In 2020, Variety announced that Sony Pictures was developing a live-action adaption with "Venom" writers Scott Rosenberg and Jeff Pinkner set to pen the script. Additionally, it was later announced that Justin Lin — director of three "Fast & Furious" movies and "Star Trek Beyond" — would be stepping into the director’s chair (via Deadline). A date for the film’s release has yet to be announced, however the film officially entered production in the second half of 2022.

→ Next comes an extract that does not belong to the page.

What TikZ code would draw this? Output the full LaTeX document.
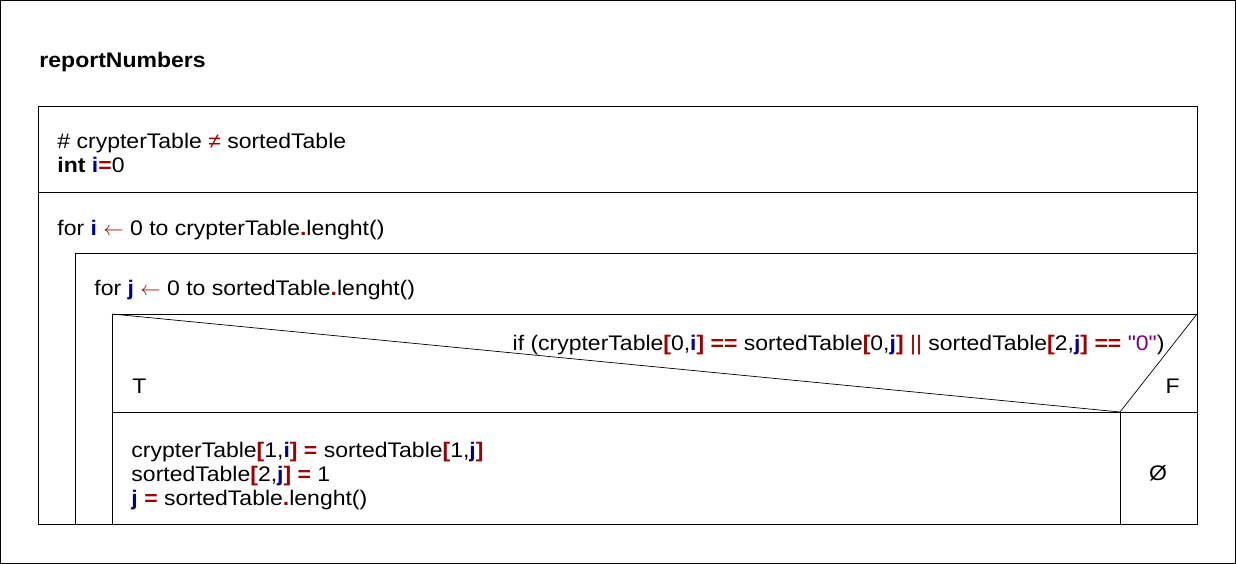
\documentclass[tikz,border=0pt]{standalone}
\usepackage{fontspec}
\setmainfont{Liberation Sans}[FakeStretch=1.09]
\newfontfamily\plainfont{Liberation Sans}[FakeStretch=1.09]
\definecolor{opred}{RGB}{160,0,0}
\definecolor{varblue}{RGB}{0,0,150}
\definecolor{strpurple}{RGB}{128,0,128}
\newcommand{\opr}[1]{\textcolor{opred}{\textbf{#1}}}
\newcommand{\vbl}[1]{\textcolor{varblue}{\textbf{#1}}}
\newcommand{\getsarrow}{\textcolor{opred}{$\leftarrow$}}
\newcommand{\strq}{{\plainfont"}}

\begin{document}
\begin{tikzpicture}[x=0.025cm, y=-0.025cm, line width=0.7pt,
  txt/.style={anchor=base west, inner sep=0pt, font=\fontsize{15}{17}\selectfont}]
  \useasboundingbox (0,0) rectangle (1236,564);
  \draw (0.5,0.5) rectangle (1235.5,563.5);
  % corners of the blocks
  \coordinate (tl) at (38,106);
  \coordinate (tr) at (1197,106);
  \coordinate (bl) at (38,524);
  \coordinate (br) at (1197,524);
  \coordinate (s1l) at (38,192);
  \coordinate (s1r) at (1197,192);
  \coordinate (fil) at (75,253);
  \coordinate (fir) at (1197,253);
  \coordinate (fib) at (75,524);
  \coordinate (fjl) at (112,314);
  \coordinate (fjr) at (1197,314);
  \coordinate (fjb) at (112,524);
  \coordinate (tip) at (1120,412);
  \coordinate (tipb) at (1120,524);
  \coordinate (cl) at (112,412);
  \coordinate (cr) at (1197,412);
  \draw (tl) -- (tr) -- (br) -- (bl) -- cycle;
  \draw (s1l) -- (s1r);
  \draw (fir) -- (fil) -- (fib);
  \draw (fjr) -- (fjl) -- (fjb);
  \draw (cl) -- (cr);
  \draw[line width=0.5pt] (fjl) -- (tip) -- (fjr);
  \draw (tip) -- (tipb);
  % texts
  \node[txt, font=\fontsize{15}{17}\selectfont\bfseries] (title) at (39,68) {reportNumbers};
  \node[txt] (decl) at (57,149) {\# crypterTable \textcolor{opred}{≠} sortedTable};
  \node[txt] (init) at (57,173) {\textbf{int} \vbl{i}\opr{=}0};
  \node[txt] (fori) at (57,235) {for \vbl{i} \getsarrow{} 0 to crypterTable\opr{.}lenght()};
  \node[txt] (forj) at (94,295) {for \vbl{j} \getsarrow{} 0 to sortedTable\opr{.}lenght()};
  \node[txt, anchor=base east] (cond) at (1165,350) {if (crypterTable\opr{[}0,\vbl{i}\opr{]} \opr{==} sortedTable\opr{[}0,\vbl{j}\opr{]} \textcolor{opred}{||} sortedTable\opr{[}2,\vbl{j}\opr{]} \opr{==} \textcolor{strpurple}{\strq0\strq})};
  \node[txt] (yes) at (132,393) {T};
  \node[txt] (no) at (1165,393) {F};
  \node[txt] (body1) at (131,457) {crypterTable\opr{[}1,\vbl{i}\opr{]} \opr{=} sortedTable\opr{[}1,\vbl{j}\opr{]}};
  \node[txt] (body2) at (131,481) {sortedTable\opr{[}2,\vbl{j}\opr{]} \opr{=} 1};
  \node[txt] (body3) at (131,505) {\vbl{j} \opr{=} sortedTable\opr{.}lenght()};
  \node[txt, anchor=base] (empty) at (1158,480) {Ø};
\end{tikzpicture}
\end{document}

Directed by Makoto Shinkai, "Your Name" is a film that people are still talking about — even several years after its release. The film follows Mitsuha Miyamizu and Taki Tachibana — two high schoolers living in different areas of Japan — who one day discover they can temporarily switch bodies. They then learn they can communicate with each other by leaving notes via text, on paper, and even on their skin. Mitsuha and Taki begin to see each other’s lives firsthand and even lend a hand to one another while in the other’s body. The film takes the body-swapping trope — as well as established rom-com tropes — and molds them into something utterly charming and unique.
A live-action film was announced back in 2017 (via The Hollywood Reporter) and has gone through a fair amount of creative reshuffling since then. While it was originally Marc Webb set to helm the film (per Deadline), the task was later passed to Lee Isaac Chung who himself dropped out after scheduling issues (via Deadline). In late 2002, Variety announced that the film had finally locked down a director in the form of Carlos López. The film is set to follow a more western narrative while still maintaining key elements of the original animated version, and hopefully, the revolving door of directors so far is not indicative of the film’s quality.
Mobile Suit Gundam
When it comes to anime, few subgenres have permeated pop culture in quite the same way as mecha anime. A big part of this subgenre’s success is due to "Mobile Suit Gundam," a series that started life in 1979 and ran for 43 episodes — ending the following year.
Created and directed by Yoshiyuki Tomino, the series is set in an alternate future where the Principality of Zeon has declared its independence from Earth’s Federation. This erupts into a conflict that becomes known as the One Year War, wherein Zeon makes an advancement in the form of mobile suits. During an attack by Zeon, young Amuro Ray snatches the Federation’s RX-78 Gundam and fights back their invading forces. This proves to only be the start for Amuro and his action-packed Gundam adventures.
Nowadays, Gundams have become a celebrated part of anime history, with Bandai Namco Group even releasing a 59-foot-tall Gundam (via People). The series has attained such a high status that in 2018, it was announced that Legendary Pictures were adapting it into live-action (per The Wrap). In 2021, a director was finally confirmed in the form of Jordan Vogt-Roberts — the man behind "Kong: Skull Island." Aside from one glorious teaser image, nothing in terms of a release date has been set, keeping hardcore "Mobile Suit Gundam" fans waiting with bated breath.